We started in August by brainstorming every assumption we could think of about customers and the market. We generated dozens and grouped them in Osterwalder and Pigneur’s Business Model Canvas. 

Using that layout, we could see assumptions held about value propositions, customer relationships, customer segments, and channels – all outward facing from DWPA to the market. We could also see assumptions we held about inward-facing parts of the business model: Key activities, resources, and partnerships, revenue streams, and cost models.

Next, we turned assumptions into hypotheses. “GenAI will save time” became, “GenAI will get clients to a pink team draft faster by finding and aggregating content.” We literally reworded select assumptions as testable propositions using measures we could discuss or directly observe. To test, we used several capture and proposal tools on a trial basis, and we interviewed clients about their generative AI experiences.

Here’s where it got interesting. Testing didn’t just confirm or disconfirm hypotheses in a thumbs-up or thumbs-down way. Testing revealed new information which suggested new opportunities for support.

Testing the hypothesis that “GenAI will get clients to a pink team draft faster by finding and aggregating content,” for example, became evidence of several things:

  1. Clients will, in fact, save time
  2. We can help them plan time savings in different ways
  3. We can help them use time savings for different purposes
  4. We can help vendors to serve them, their clients, or both

With such evidence we could fashion provisional services and validate them with customers – which is the next step of Blank and Dorf’s customer development process.

We Discover Something Unexpected

Our discovery process led to an ahh-ha! moment we didn’t see coming.

The wording of assumptions read like results or outcomes, as they should: Time saved, money saved, the summary of a section, etc. Tests would demonstrate the possibility, and perhaps the probability, of realizing them. But they demonstrated more.

Tests highlighted requirements for realizing a benefit, and also highlighted steps which would logically follow from a benefit. The view into workflows, benefits and risks, option analysis and decision making – all related to use cases GenAI could support – expanded opportunities for support. Not every opportunity would be a value proposition, but some could be. One unexpected value of hypothesis testing was the broadening of our conversation about value propositions.

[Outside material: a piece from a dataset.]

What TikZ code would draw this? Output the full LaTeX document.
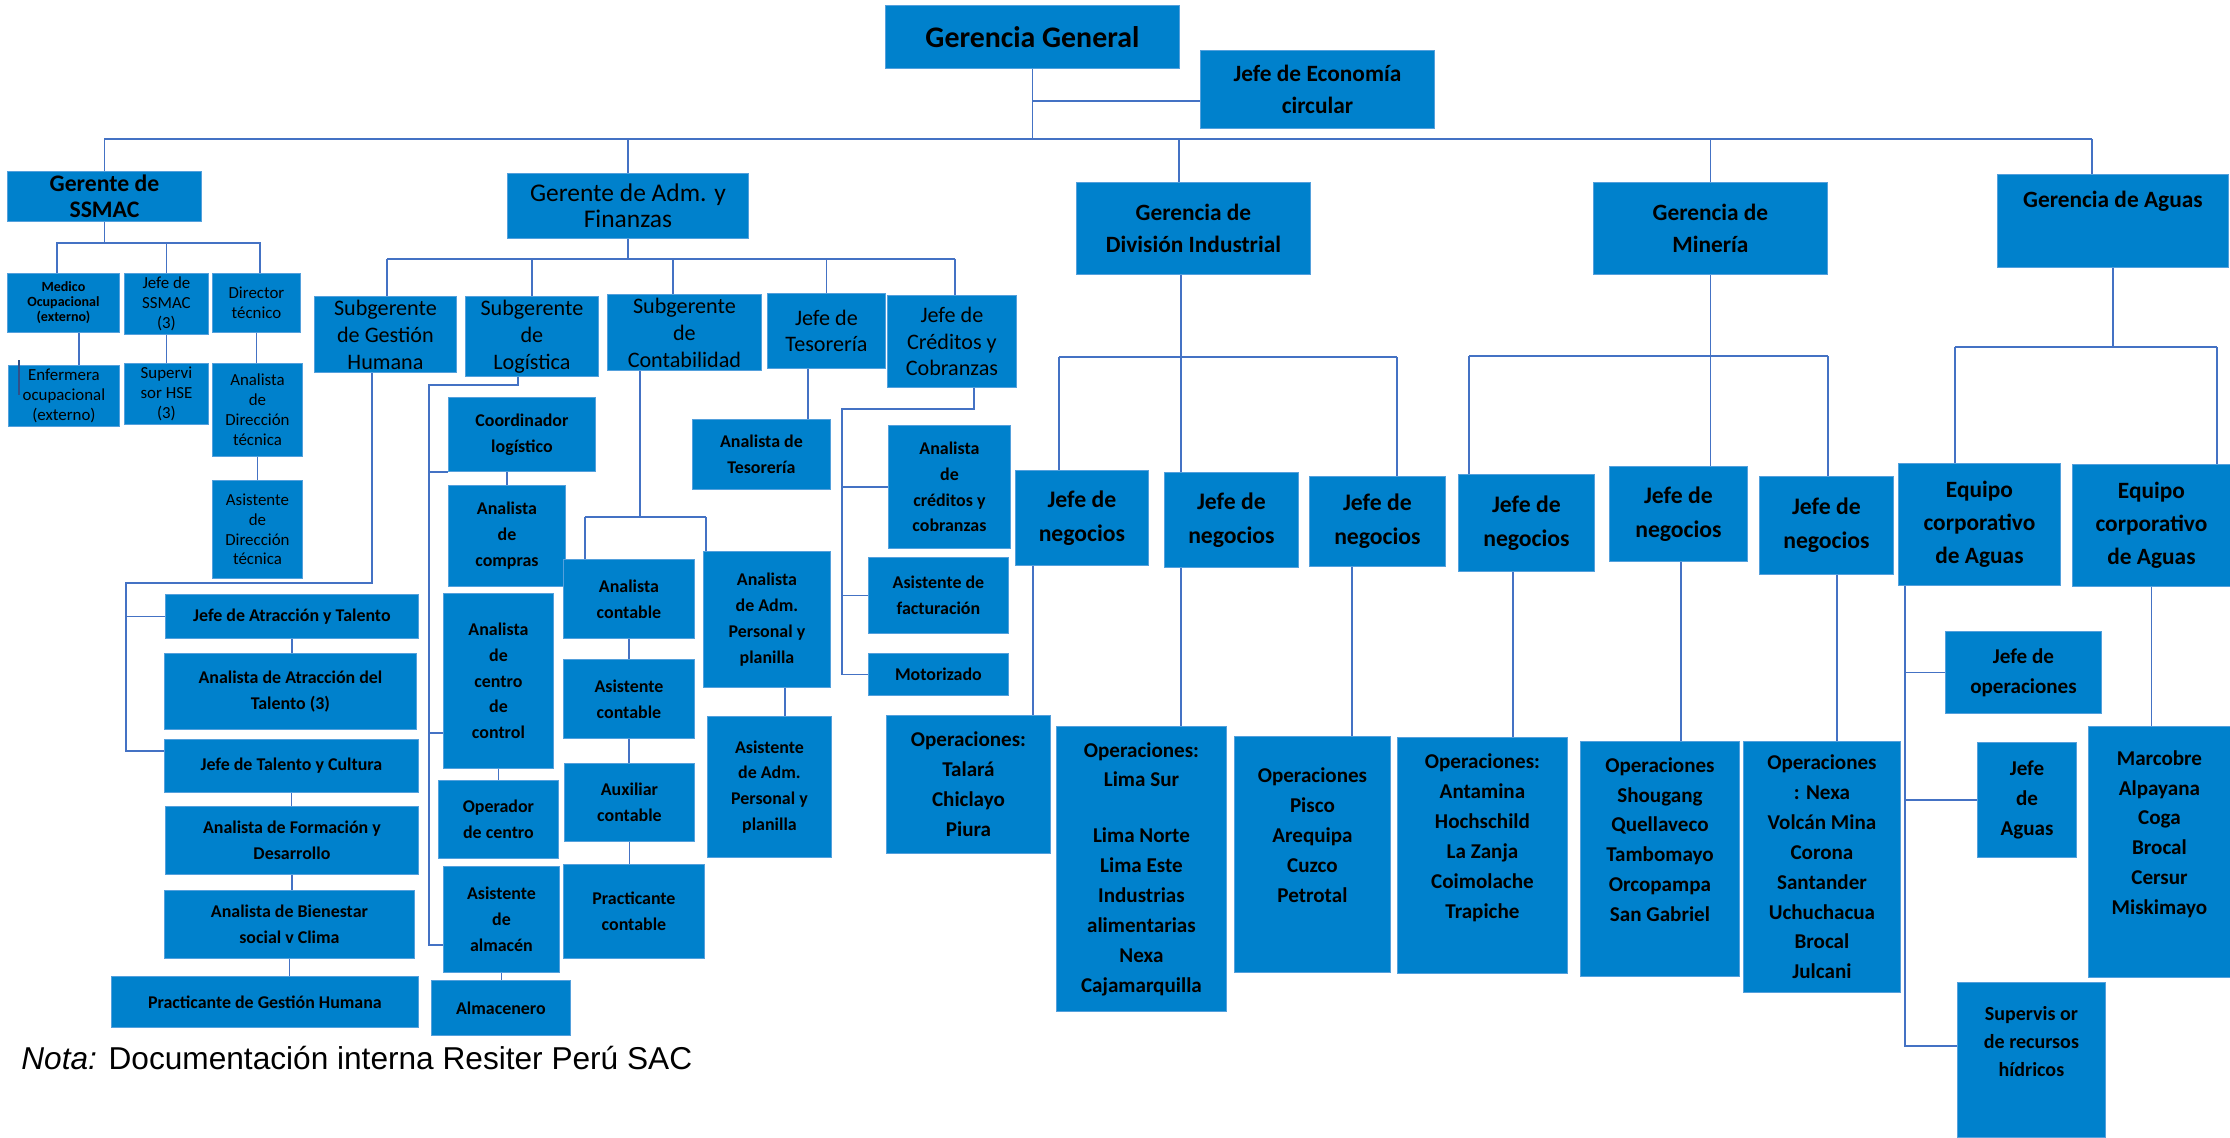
\documentclass[tikz,border=0pt]{standalone}
\usepackage{fontspec}
\setmainfont{Carlito}
\newfontfamily\notafont{Liberation Sans}
\usetikzlibrary{positioning}
\definecolor{boxblue}{RGB}{0,129,204}
\definecolor{boxrim}{RGB}{84,160,220}
\definecolor{linkblue}{RGB}{68,114,196}
\newcommand{\fsz}[2]{\fontsize{#1}{#2}\selectfont}

\begin{document}
\begin{tikzpicture}[x=0.02cm, y=-0.02cm,
  box/.style={fill=boxblue, draw=boxrim, line width=0.5pt, anchor=north west,
              align=center, inner sep=2pt, text=black},
  wh/.style 2 args={minimum width=#1*0.02cm, minimum height=#2*0.02cm},
  ftitle/.style={font=\bfseries\fsz{17}{20}},
  fmid/.style={font=\bfseries\fsz{13.3}{18.7}},
  fneg/.style={font=\bfseries\fsz{13.5}{19.3}},
  fops/.style={font=\bfseries\fsz{12}{17}},
  fsmall/.style={font=\bfseries\fsz{10.2}{14.7}},
  fsub/.style={font=\fsz{12.6}{15.3}},
  ftiny/.style={font=\fsz{9.6}{11.3}},
  ftinyb/.style={font=\bfseries\fsz{8}{8.6}},
  link/.style={draw=linkblue, line width=0.8pt}]
  \useasboundingbox (0,0) rectangle (2230,1138);

  \node[box, wh={294}{63}, ftitle] (gg) at (885,5) {Gerencia General};
  \node[box, wh={234}{78}, fmid] (econ) at (1200,50) {Jefe de Economía\\circular};
  \node[box, wh={194}{50}, font=\bfseries\fsz{13.5}{14.7}] (ssmac) at (7,171) {Gerente de\\SSMAC};
  \node[box, wh={241}{65}, font=\fsz{14.5}{15}] (adm) at (507,173) {Gerente de Adm. y\\Finanzas};
  \node[box, wh={234}{92}, fmid] (divind) at (1076,182) {Gerencia de\\División Industrial};
  \node[box, wh={234}{92}, fmid] (mineria) at (1593,182) {Gerencia de\\Minería};
  \node[box, wh={231}{93}, fmid] (aguas) at (1997,174) {Gerencia de Aguas\\\strut};

  \node[box, wh={112}{59}, ftinyb] (medico) at (7,273) {Medico\\Ocupacional\\(externo)};
  \node[box, wh={84}{59}, ftiny] (jssmac) at (124,273) {Jefe de\\SSMAC\\(3)};
  \node[box, wh={88}{59}, ftiny] (dirtec) at (212,273) {Director\\técnico};
  \node[box, wh={111}{59}, ftiny] (enferm) at (8,365) {Enfermera\\ocupacional\\(externo)};
  \node[box, wh={84}{59}, ftiny] (superv) at (124,363) {Supervi\\sor HSE\\(3)};
  \node[box, wh={90}{93}, ftiny] (anadir) at (212,363) {Analista\\de\\Dirección\\técnica};
  \node[box, wh={90}{98}, ftiny] (asidir) at (212,480) {Asistente\\de\\Dirección\\técnica};

  \node[box, wh={142}{74}, fsub] (gh) at (314,296) {Subgerente\\de Gestión\\Humana};
  \node[box, wh={133}{72}, fsub] (logis) at (465,296) {Subgerente\\de\\Logística};
  \node[box, wh={154}{74}, fsub] (conta) at (607,294) {Subgerente\\de\\Contabilidad};
  \node[box, wh={118}{75}, fsub] (teso) at (767,293) {Jefe de\\Tesorería};
  \node[box, wh={129}{92}, fsub] (cred) at (887,295) {Jefe de\\Créditos y\\Cobranzas};

  \node[box, wh={253}{44}, fsmall] (jat) at (165,594) {Jefe de Atracción y Talento};
  \node[box, wh={252}{76}, fsmall] (aat) at (164,653) {Analista de Atracción del\\Talento (3)};
  \node[box, wh={254}{53}, fsmall] (jtc) at (164,739) {Jefe de Talento y Cultura};
  \node[box, wh={253}{68}, fsmall] (afd) at (165,806) {Analista de Formación y\\Desarrollo};
  \node[box, wh={250}{68}, fsmall] (abs) at (164,890) {Analista de Bienestar\\social v Clima};
  \node[box, wh={307}{51}, fsmall] (pgh) at (111,976) {Practicante de Gestión Humana};

  \node[box, wh={147}{74}, fsmall] (coord) at (448,397) {Coordinador\\logístico};
  \node[box, wh={117}{101}, fsmall] (acomp) at (448,485) {Analista\\de\\compras};
  \node[box, wh={110}{175}, fsmall] (acc) at (443,593) {Analista\\de\\centro\\de\\control};
  \node[box, wh={120}{78}, fsmall] (opc) at (438,780) {Operador\\de centro};
  \node[box, wh={116}{106}, fsmall] (asalm) at (443,866) {Asistente\\de\\almacén};
  \node[box, wh={139}{55}, fsmall] (alm) at (431,980) {Almacenero};

  \node[box, wh={131}{79}, fsmall] (acont) at (563,559) {Analista\\contable};
  \node[box, wh={131}{79}, fsmall] (asicont) at (563,659) {Asistente\\contable};
  \node[box, wh={130}{78}, fsmall] (auxcont) at (564,763) {Auxiliar\\contable};
  \node[box, wh={141}{94}, fsmall] (pracont) at (563,864) {Practicante\\contable};
  \node[box, wh={127}{136}, fsmall] (aadm) at (703,551) {Analista\\de Adm.\\Personal y\\planilla};
  \node[box, wh={124}{141}, fsmall] (asadm) at (707,716) {Asistente\\de Adm.\\Personal y\\planilla};

  \node[box, wh={138}{70}, fsmall] (ateso) at (692,419) {Analista de\\Tesorería};
  \node[box, wh={122}{123}, fsmall] (acred) at (888,425) {Analista\\de\\créditos y\\cobranzas};
  \node[box, wh={140}{76}, fsmall] (afact) at (868,557) {Asistente de\\facturación};
  \node[box, wh={140}{42}, fsmall] (moto) at (868,653) {Motorizado};

  \node[box, wh={133}{95}, fneg] (jn1) at (1015,470) {Jefe de\\negocios};
  \node[box, wh={134}{95}, fneg] (jn2) at (1164,472) {Jefe de\\negocios};
  \node[box, wh={136}{90}, fneg] (jn3) at (1309,476) {Jefe de\\negocios};
  \node[box, wh={136}{97}, fneg] (jn4) at (1458,474) {Jefe de\\negocios};
  \node[box, wh={138}{95}, fneg] (jn5) at (1609,466) {Jefe de\\negocios};
  \node[box, wh={134}{98}, fneg] (jn6) at (1759,476) {Jefe de\\negocios};

  \node[box, wh={164}{138}, fops] (ops1) at (886,715) {Operaciones:\\Talará\\Chiclayo\\Piura};
  \node[box, wh={170}{285}, fops] (ops2) at (1056,726) {Operaciones:\\Lima Sur\\[14.7pt]Lima Norte\\Lima Este\\Industrias\\alimentarias\\Nexa\\Cajamarquilla};
  \node[box, wh={156}{236}, fops] (ops3) at (1234,736) {Operaciones\\Pisco\\Arequipa\\Cuzco\\Petrotal\\\strut};
  \node[box, wh={170}{236}, fops] (ops4) at (1397,737) {Operaciones:\\Antamina\\Hochschild\\La Zanja\\Coimolache\\Trapiche\\\strut};
  \node[box, wh={159}{235}, fops] (ops5) at (1580,741) {Operaciones\\Shougang\\Quellaveco\\Tambomayo\\Orcopampa\\San Gabriel\\\strut};
  \node[box, wh={157}{251}, fops] (ops6) at (1743,741) {Operaciones\\: Nexa\\Volcán Mina\\Corona\\Santander\\Uchuchacua\\Brocal\\Julcani};

  \node[box, wh={162}{122}, fmid] (eq1) at (1898,463) {Equipo\\corporativo\\de Aguas};
  \node[box, wh={158}{122}, fmid] (eq2) at (2072,464) {Equipo\\corporativo\\de Aguas};
  \node[box, wh={156}{82}, fops] (jop) at (1945,631) {Jefe de\\operaciones};
  \node[box, wh={99}{115}, fops] (jag) at (1977,742) {Jefe\\de\\Aguas};
  \node[box, wh={148}{155}, font=\bfseries\fsz{11.4}{15.9}] (sup) at (1957,982) {Supervis or\\de recursos\\hídricos\\\strut};
  \node[box, wh={142}{251}, fops] (marc) at (2088,726) {Marcobre\\Alpayana\\Coga\\Brocal\\Cersur\\Miskimayo\\\strut};

  \node[anchor=west, inner sep=0pt, font=\notafont\fsz{18}{21}] (nota) at (21,1058) {\textit{Nota:} Documentación interna Resiter Perú SAC};

  \coordinate (busL) at (104,139);
  \coordinate (busR) at (2092,139);
  \draw[link] (gg.south) -- (gg.south |- busL);
  \draw[link] (gg.south |- 0,101) -- (econ.west |- 0,101);
  \draw[link] (busL) -- (busR);
  \draw[link] (ssmac.north |- busL) -- (ssmac.north);
  \draw[link] (adm.north |- busL) -- (adm.north);
  \draw[link] (divind.north -| 1179,0) -- (busL -| 1179,0);
  \draw[link] (mineria.north |- busL) -- (mineria.north);
  \draw[link] (busR) -- (aguas.north -| busR);

  \coordinate (ssL) at (57,243);
  \coordinate (ssR) at (260,243);
  \draw[link] (ssmac.south) -- (ssmac.south |- ssL);
  \draw[link] (medico.north -| ssL) -- (ssL) -- (ssR) -- (dirtec.north -| ssR);
  \draw[link] (jssmac.north) -- (jssmac.north |- ssL);
  \draw[link] (medico.south -| 79,0) -- (enferm.north -| 79,0);
  \draw[link] (jssmac.south) -- (jssmac.south |- superv.north);
  \draw[link] (dirtec.south) -- (dirtec.south |- anadir.north);
  \draw[link] (anadir.south) -- (anadir.south |- asidir.north);
  \draw[link, line width=1.1pt, draw=linkblue!70!black] (enferm.north west) ++(11,-5) -- ++(0,35);

  \coordinate (admL) at (387,259);
  \coordinate (admR) at (955,259);
  \draw[link] (adm.south) -- (adm.south |- admL);
  \draw[link] (admL) -- (admR);
  \draw[link] (admL) -- (gh.north -| admL);
  \draw[link] (logis.north) -- (logis.north |- admL);
  \draw[link] (conta.north -| 673,0) -- (admL -| 673,0);
  \draw[link] (teso.north) -- (teso.north |- admL);
  \draw[link] (admR) -- (cred.north -| admR);

  \coordinate (ghbus) at (126,583);
  \draw[link] (gh.south -| 372,0) |- (ghbus) |- (jtc.west |- 0,751);
  \draw[link] (ghbus |- jat.west) -- (jat.west);
  \draw[link] (jat.south) -- (jat.south |- aat.north);
  \draw[link] (jtc.south) -- (jtc.south |- afd.north);
  \draw[link] (afd.south) -- (afd.south |- abs.north);
  \draw[link] (abs.south) -- (abs.south |- pgh.north);

  \coordinate (logbus) at (429,385);
  \draw[link] (logis.south -| 518,0) |- (logbus) |- (asalm.west |- 0,945);
  \draw[link] (logbus |- coord.south west) -- (coord.south west);
  \draw[link] (logbus |- 0,733) -- (acc.west |- 0,733);
  \draw[link] (coord.south -| acomp.north) -- (acomp.north);
  \draw[link] (acc.south) -- (acc.south |- opc.north);
  \draw[link] (asalm.south) -- (asalm.south |- alm.north);

  \coordinate (contL) at (585,517);
  \coordinate (contR) at (706,517);
  \draw[link] (conta.south -| 640,0) -- (contL -| 640,0);
  \draw[link] (contL) -- (contR);
  \draw[link] (contL) -- (acont.north -| contL);
  \draw[link] (contR) -- (aadm.north -| contR);
  \draw[link] (acont.south) -- (acont.south |- asicont.north);
  \draw[link] (asicont.south) -- (asicont.south |- auxcont.north);
  \draw[link] (auxcont.south) -- (auxcont.south |- pracont.north);
  \draw[link] (aadm.south -| 785,0) -- (asadm.north -| 785,0);

  \draw[link] (teso.south -| 808,0) -- (ateso.north -| 808,0);

  \coordinate (credbus) at (842,409);
  \draw[link] (cred.south -| 974,0) |- (credbus) |- (moto.west);
  \draw[link] (credbus |- acred.west) -- (acred.west);
  \draw[link] (credbus |- afact.west) -- (afact.west);

  \coordinate (diL) at (1059,357);
  \coordinate (diR) at (1397,357);
  \draw[link] (divind.south -| 1181,0) -- (jn2.north -| 1181,0);
  \draw[link] (diL) -- (diR);
  \draw[link] (diL) -- (jn1.north -| diL);
  \draw[link] (diR) -- (jn3.north -| diR);
  \draw[link] (jn1.south -| 1033,0) -- (ops1.north -| 1033,0);
  \draw[link] (jn2.south -| 1181,0) -- (ops2.north -| 1181,0);
  \draw[link] (jn3.south -| 1352,0) -- (ops3.north -| 1352,0);

  \coordinate (miL) at (1469,356);
  \coordinate (miR) at (1828,356);
  \draw[link] (mineria.south) -- (mineria.south |- jn5.north);
  \draw[link] (miL) -- (miR);
  \draw[link] (miL) -- (jn4.north -| miL);
  \draw[link] (miR) -- (jn6.north -| miR);
  \draw[link] (jn4.south -| 1513,0) -- (ops4.north -| 1513,0);
  \draw[link] (jn5.south -| 1681,0) -- (ops5.north -| 1681,0);
  \draw[link] (jn6.south -| 1837,0) -- (ops6.north -| 1837,0);

  \coordinate (agL) at (1955,347);
  \coordinate (agR) at (2217,347);
  \draw[link] (aguas.south) -- (aguas.south |- agL);
  \draw[link] (agL) -- (agR);
  \draw[link] (agL) -- (eq1.north -| agL);
  \draw[link] (agR) -- (eq2.north -| agR);
  \draw[link] (eq1.south -| 1905,0) |- (sup.west |- 0,1046);
  \draw[link] (jop.west -| 1905,0) -- (jop.west);
  \draw[link] (jag.west -| 1905,0) -- (jag.west);
  \draw[link] (eq2.south) -- (eq2.south |- marc.north);
\end{tikzpicture}
\end{document}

Earlier this year, there might not have been a single service in your line of work which included generative AI. There might not have been a single customer wondering how generative AI could benefit them. Today, every customer is probably wondering how GenAI might help, and first offers might be under development by competitors. Customer development is a methodical way you can manage risks in a new and emerging market, and capitalize on its opportunities.